以雷射加工實現磁性粒子虛擬流道

Abstract

微流道晶片的發展目標為晶片尺寸的縮小化、高速的分析和有效的操作檢體。大部分搭配磁性粒子分離特定目標物的傳統微流道晶片其藉須由額外的幫浦系統來做為注入檢體的動力。除此之外，在利用此類的微流道晶片時，可能會因為樣品的殘留堵塞傳輸的流道，因而減少晶片的使用壽命。為了解決這些問題，不須建立在晶片上建立實體流道之「虛擬流道」已經被提出。 在本次的研究中，我們藉由精密雷射加工的方式以鎳磷合金材料製作低成本的虛擬流道元件，藉由永久磁鐵來建立外部磁場磁化虛擬流道，進而影響磁性粒子的運動行為。在研究中顯示以此製作的方式的虛擬流道其可成功引導磁性粒子，其引導結果取決於結構的寬度、厚度與整體虛擬流道的幾何結構設計。研究結果發現不同的設計結構可能產生不同的磁場梯度變化改變粒子移動。

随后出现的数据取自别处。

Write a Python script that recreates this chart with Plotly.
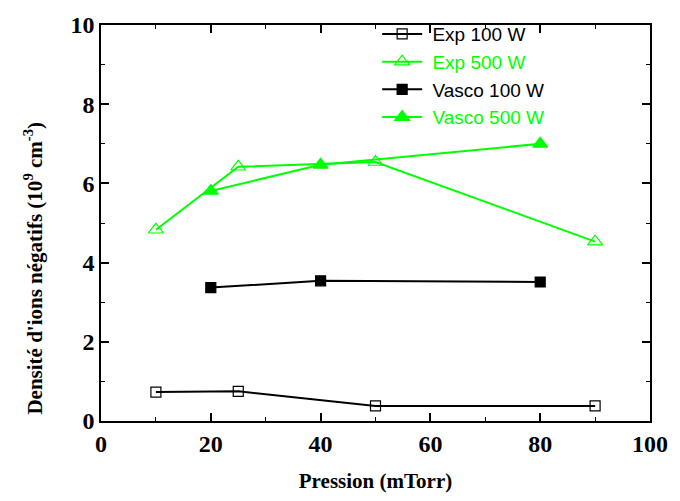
import plotly.graph_objects as go

exp100_x = [10, 25, 50, 90]
exp100_y = [0.73, 0.75, 0.38, 0.38]
exp500_x = [10, 25, 50, 90]
exp500_y = [4.83, 6.42, 6.54, 4.53]
vas100_x = [20, 40, 80]
vas100_y = [3.37, 3.54, 3.51]
vas500_x = [20, 40, 80]
vas500_y = [5.81, 6.47, 7.0]

GREEN = "#00ff00"
BLACK = "#000000"

fig = go.Figure()
series = [
    ("Exp 100 W", exp100_x, exp100_y, BLACK, "square-open", 10),
    ("Exp 500 W", exp500_x, exp500_y, GREEN, "triangle-up-open", 13),
    ("Vasco 100 W", vas100_x, vas100_y, BLACK, "square", 10),
    ("Vasco 500 W", vas500_x, vas500_y, GREEN, "triangle-up", 13),
]
for name, xs, ys, col, sym, sz in series:
    fig.add_trace(go.Scatter(
        x=xs, y=ys, mode="lines+markers",
        name=f"<span style='color:{col}'>\u00a0{name}</span>",
        line=dict(color=col, width=2),
        marker=dict(symbol=sym, size=sz, color=col,
                    line=dict(color=col, width=1.2)),
    ))

serif = "Liberation Serif"
axis_common = dict(
    showline=True, linecolor="black", linewidth=1.5, mirror="ticks",
    ticks="inside", ticklen=8, tickwidth=1.5, tickcolor="black",
    showgrid=False, zeroline=False,
    tickfont=dict(family=serif, size=24, color="black", weight="bold"),
)
fig.update_xaxes(
    range=[0, 100], dtick=20, tick0=0,
    minor=dict(dtick=10, ticks="inside", ticklen=4, tickwidth=1.2, tickcolor="black"),
    title=dict(text="<b>Pression (mTorr)</b>", font=dict(family=serif, size=21, color="black"), standoff=18),
    **axis_common,
)
fig.update_yaxes(
    range=[0, 10], dtick=2, tick0=0,
    minor=dict(dtick=1, ticks="inside", ticklen=4, tickwidth=1.2, tickcolor="black"),
    **axis_common,
)
fig.add_annotation(
    text="<b>Densité d'ions négatifs (10<sup>9</sup> cm<sup>-3</sup>)</b>",
    font=dict(family=serif, size=21, color="black"),
    xref="paper", yref="paper", x=-0.122, y=0.385,
    xanchor="center", yanchor="middle", textangle=-90, showarrow=False,
)
fig.update_layout(
    width=680, height=501,
    margin=dict(l=101, r=21, t=19, b=70),
    plot_bgcolor="white", paper_bgcolor="white",
    legend=dict(x=0.503, y=1.025, xanchor="left", yanchor="top",
                font=dict(family="Liberation Sans", size=19, color="black"),
                bgcolor="rgba(0,0,0,0)", tracegroupgap=0, itemwidth=40),
)
fig.write_html("out.html", config={"displayModeBar": False},
               post_script="document.body.style.margin='0';document.body.style.overflow='hidden';")
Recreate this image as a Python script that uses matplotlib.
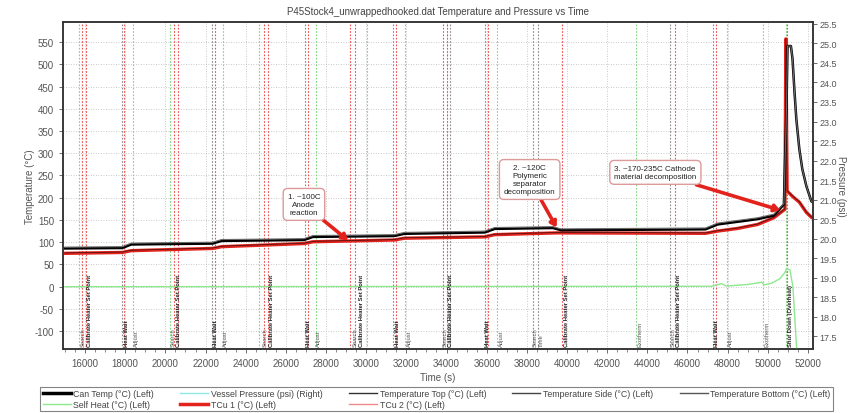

The development goals of microfluidic chips trend to shrink the chip size, high-speed analysis and effect operation of specimen. Most traditional chips with magnetic beads separating particular target refer to the injection of specimen, which acquire extra pump systems for providing power transmission. Another problem for utilizing those traditional microfluidic chips are their clogged and contaminated due to the remains of sample in transport channels, thus decreasing the lifetime of chips. To solve this issue, the virtual channel, which is no entity channels fabricated on a chip, has researched. In this study, we designed a low cost nickel-phosphorus virtual channel device by laser processing and utilized a magnet generating an external magnetic field to magnetize virtual channels thereby affecting the motion of magnetic beads. It showed that the ability of virtual channel successfully guiding magnetic beads depends on the width, thickness and geometrical structure of virtual channel. This finding indicates that diverse channels may generate different magnetic field to change the moving magnetic bead.